Risotto with Lobster & Crayfish
A delicious dish worth the effort!
• 1 lb Lobster
• 12 ea Crayfish
• 2 ea Shallots, sliced thin
• 1 clove Garlic, Chopped
• 2 tbsp Extra Virgin Olive Oil
• 1 ea Bay Leaf
• 2 oz Cherry Tomatoes
• 1/4 cup Cognac
• 1 cup Dry White Wine
• 1 cup Chicken Broth
• 5 cups Fish Stock
• 2 tbsp Butter
• 1 ea Onion, Chopped
• 2 cups Arborio Rice
• 2 tbsp Parmesan Cheese, Grated
• 1 tbsp Flat-Leaf Parsley, Minced
• 1 ea Juice from One Lemon
• Salt and Pepper, To Taste
Method of Preparation
1. Cut the lobster in half lengthwise.
2. Warm one tablespoon of the olive oil in a large sauté pan over medium-high heat. Add the lobster and cook for 2 minutes.
3. Add the shallots, bay leaf and cheery tomatoes and cook for 5 minutes.
4. Flambé with the Cognac and wine.
5. When evaporated, add the chicken stock and cook for 10 to 15 minutes, until the lobster meat is cooked through.
6. Let cool slightly, remove the meat from the lobster carcass and save the head for garnish. Discard the rest of the carcasses.
7. In a separate sauté pan, warm the remaining 1 table spoon of olive oil over medium heat.
8. Add the garlic and crayfish and cook for 2 minutes.

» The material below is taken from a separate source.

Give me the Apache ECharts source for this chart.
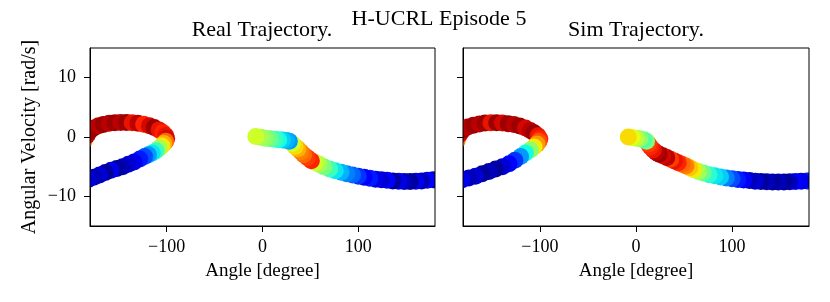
<!DOCTYPE html>
<html><head><meta charset="utf-8">
<script src="https://cdn.jsdelivr.net/npm/echarts@6/dist/echarts.min.js"></script>
<style>html,body{margin:0;padding:0;background:#fff}#c{width:830px;height:302px}</style>
</head><body><div id="c"></div>
<script>
// ---- data (angle [deg], angular velocity [rad/s], action colour value in [-1,1]) ----
const realAngle = [
  -186,-183,-180,-176,-171,-166,-160,-154,-148,-142,-136,-130,-124,-118,-113,-108,-104,-101,-100,
  -101,-103,-105,-108,-111,-115,-119,-123,-128,-134,-140,-146,-152,-158,-164,-170,-176,-182,
  178,172,166,160,154,148,142,136,130,124,118,112,106,100,94,88,82,76,70,64,59,55,51,47,43,40,37,34,31,28,25,21,17,13,8,3,-2,-7
];
const realVelocity = [
  -0.6,0.3,1.0,1.5,1.9,2.1,2.3,2.4,2.45,2.45,2.4,2.3,2.15,1.9,1.6,1.2,0.75,0.25,-0.25,
  -0.7,-1.1,-1.5,-1.9,-2.3,-2.7,-3.0,-3.3,-3.7,-4.2,-4.6,-5.0,-5.3,-5.6,-6.0,-6.4,-6.8,-7.15,
  -7.2,-7.3,-7.4,-7.45,-7.5,-7.5,-7.45,-7.4,-7.3,-7.2,-7.1,-6.95,-6.8,-6.6,-6.4,-6.2,-5.95,-5.7,-5.4,-5.0,-4.6,-4.3,-4.0,-3.5,-3.0,-2.5,-2.0,-1.6,-1.1,-0.7,-0.6,-0.5,-0.45,-0.4,-0.3,-0.2,-0.05,0.1
];
const realAction = [
  0.55,0.9,0.95,0.95,0.9,0.95,0.9,0.95,0.9,0.95,0.8,0.9,0.75,0.85,0.95,0.8,0.75,0.8,0.85,
  0.6,0.45,0.3,0.1,-0.15,-0.3,-0.45,-0.6,-0.7,-0.8,-0.85,-0.9,-0.95,-0.8,-0.95,-0.85,-0.9,-0.85,
  -0.9,-0.75,-0.9,-0.8,-0.95,-0.9,-0.8,-0.95,-0.75,-0.85,-0.8,-0.7,-0.75,-0.65,-0.55,-0.5,-0.4,-0.3,-0.15,0.0,0.1,0.2,0.75,0.7,0.6,0.55,0.45,0.35,0.2,-0.45,-0.4,-0.35,-0.25,-0.15,-0.05,0.05,0.1,0.2
];

const simAngle = [
  -186,-183,-180,-175,-169,-163,-157,-151,-145,-139,-133,-127,-121,-115,-110,-106,-102,-100,
  -101,-103,-106,-110,-115,-120,-126,-132,-139,-146,-153,-160,-167,-174,-181,
  178,172,166,160,154,148,142,136,130,124,118,112,106,100,94,88,82,76,70,65,60,56,52,48,44,40,36,32,28,24,21,18,15,13,11,8,4,0,-4,-8
];
const simVelocity = [
  -0.6,0.5,1.2,1.7,2.0,2.2,2.35,2.4,2.4,2.35,2.25,2.1,1.85,1.5,1.1,0.7,0.2,-0.3,
  -0.7,-1.2,-1.7,-2.2,-2.7,-3.3,-3.9,-4.5,-5.0,-5.4,-5.8,-6.2,-6.6,-6.9,-7.2,
  -7.4,-7.45,-7.5,-7.55,-7.6,-7.6,-7.6,-7.55,-7.5,-7.45,-7.35,-7.25,-7.15,-7.05,-6.9,-6.75,-6.55,-6.35,-6.05,-5.8,-5.5,-5.2,-4.9,-4.6,-4.35,-4.05,-3.75,-3.45,-3.15,-2.9,-2.6,-2.2,-1.7,-1.2,-0.7,-0.45,-0.3,-0.2,-0.1,0.0
];
const simAction = [
  0.55,0.85,0.95,0.9,0.95,0.9,0.95,0.8,0.95,0.85,0.95,0.9,0.95,0.85,0.9,0.95,0.8,0.75,
  0.65,0.5,0.3,0.05,-0.25,-0.45,-0.65,-0.75,-0.85,-0.95,-0.9,-0.95,-0.85,-0.9,-0.8,
  -0.7,-0.8,-0.75,-0.9,-0.95,-0.9,-0.95,-0.9,-0.95,-0.85,-0.9,-0.75,-0.7,-0.6,-0.5,-0.35,-0.3,-0.2,-0.05,0.1,0.3,0.4,0.55,0.6,0.75,0.8,0.7,0.9,0.85,0.95,0.9,0.8,0.75,0.7,0.0,-0.1,0.05,0.15,0.25,0.35
];

const xTickValues = [-100, 0, 100];
const yTickValues = [-10, 0, 10];
const suptitle = 'H-UCRL Episode 5';
const panelTitles = ['Real Trajectory.', 'Sim Trajectory.'];
const xName = 'Angle [degree]';
const yName = 'Angular Velocity [rad/s]';

// matplotlib "jet" colormap sampled at 17 even stops
const jet = ['#000080','#0000c8','#0000ff','#0040ff','#0080ff','#00c0ff','#14ffe2','#48ffaf','#7bff7b',
             '#afff48','#e2ff14','#ffd200','#ff9700','#ff5c00','#ff2100','#c80000','#800000'];

const FONT = 'Liberation Serif';
const MARKER_R = 8.5;
const minus = v => String(v).replace('-', '\u2212');
const zip = (a, b, c) => a.map((v, i) => [v, b[i], c[i]]);

const grids = [
  {left: 90, top: 48, width: 345, height: 178},
  {left: 463, top: 48, width: 346, height: 178}
].map(g => Object.assign(g, {show: true, borderColor: '#000', borderWidth: 1, backgroundColor: 'transparent', z: 3}));

const mkX = i => ({
  type: 'value', gridIndex: i, min: -180, max: 180,
  splitLine: {show: false},
  axisLine: {show: true, onZero: false, lineStyle: {color: '#000', width: 1}},
  axisTick: {show: true, customValues: xTickValues, length: 6, lineStyle: {color: '#000', width: 1}},
  axisLabel: {customValues: xTickValues, formatter: minus, color: '#000', fontFamily: FONT, fontSize: 18, margin: 12},
  name: xName, nameLocation: 'middle', nameGap: 36,
  nameTextStyle: {color: '#000', fontFamily: FONT, fontSize: 19}
});
const mkY = i => ({
  type: 'value', gridIndex: i, min: -15, max: 15,
  splitLine: {show: false},
  axisLine: {show: true, onZero: false, lineStyle: {color: '#000', width: 1}},
  axisTick: {show: true, customValues: yTickValues, length: 6, lineStyle: {color: '#000', width: 1}},
  axisLabel: {show: i === 0, customValues: yTickValues, formatter: minus, color: '#000', fontFamily: FONT, fontSize: 18, margin: 14},
  name: i === 0 ? yName : '', nameLocation: 'middle', nameGap: 50,
  nameTextStyle: {color: '#000', fontFamily: FONT, fontSize: 20}
});

const dotRenderer = (params, api) => {
  const p = api.coord([api.value(0), api.value(1)]);
  return {type: 'circle', shape: {cx: p[0], cy: p[1], r: MARKER_R},
          style: {fill: api.visual('color'), stroke: null}};
};

const chart = echarts.init(document.getElementById('c'), null, {renderer: 'canvas'});
chart.setOption({
  animation: false,
  backgroundColor: '#fff',
  title: [
    {text: suptitle, left: 439, top: 8, textAlign: 'center', padding: 0,
     textStyle: {fontFamily: FONT, fontSize: 22, fontWeight: 'normal', color: '#000'}},
    {text: panelTitles[0], left: 262, top: 19, textAlign: 'center', padding: 0,
     textStyle: {fontFamily: FONT, fontSize: 22, fontWeight: 'normal', color: '#000'}},
    {text: panelTitles[1], left: 636, top: 19, textAlign: 'center', padding: 0,
     textStyle: {fontFamily: FONT, fontSize: 22, fontWeight: 'normal', color: '#000'}}
  ],
  grid: grids,
  xAxis: [mkX(0), mkX(1)],
  yAxis: [mkY(0), mkY(1)],
  visualMap: {
    show: false, type: 'continuous', min: -1, max: 1, dimension: 2, seriesIndex: [0, 1],
    inRange: {color: jet}
  },
  series: [
    {type: 'custom', xAxisIndex: 0, yAxisIndex: 0, clip: true, renderItem: dotRenderer,
     encode: {x: 0, y: 1}, data: zip(realAngle, realVelocity, realAction)},
    {type: 'custom', xAxisIndex: 1, yAxisIndex: 1, clip: true, renderItem: dotRenderer,
     encode: {x: 0, y: 1}, data: zip(simAngle, simVelocity, simAction)}
  ]
});
</script>
</body></html>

9. Meanwhile, make the risotto; bring the fish stock to a boil in a medium saucepan, reduce the heat and keep at a simmer.
10. In a separate large, heave saucepan melt 1 tablespoon of the butter over medium heat.
11. Add the onion and cook, stirring constantly with a wooden spoon, for 3 minutes.
12. Add the rice and cook, stirring, for 3 minutes or until every grain is coated with butter.
13. Add 1 cup of the stock and stir until the liquid is absorbed.
14. Continue adding stock, about 1/2 cup at a time, stirring frequently and making sure all the liquid is absorbed before adding more stock.
15. After you finish adding the stock, add the lobster cooking sauce.
16. Cook an additional 15 to 20 minutes, rice will be tender and creamy but still al dente.
17. Remove the pan from heat and stir in the remaining 1 tablespoon of butter, the Parmesan cheese, parsley, lemon juice and salt and pepper to taste.
18. Let the risotto rest for 2 minutes and serve on individual plates.
19. Garnish with the lobster meat, lobster heads and the crayfish.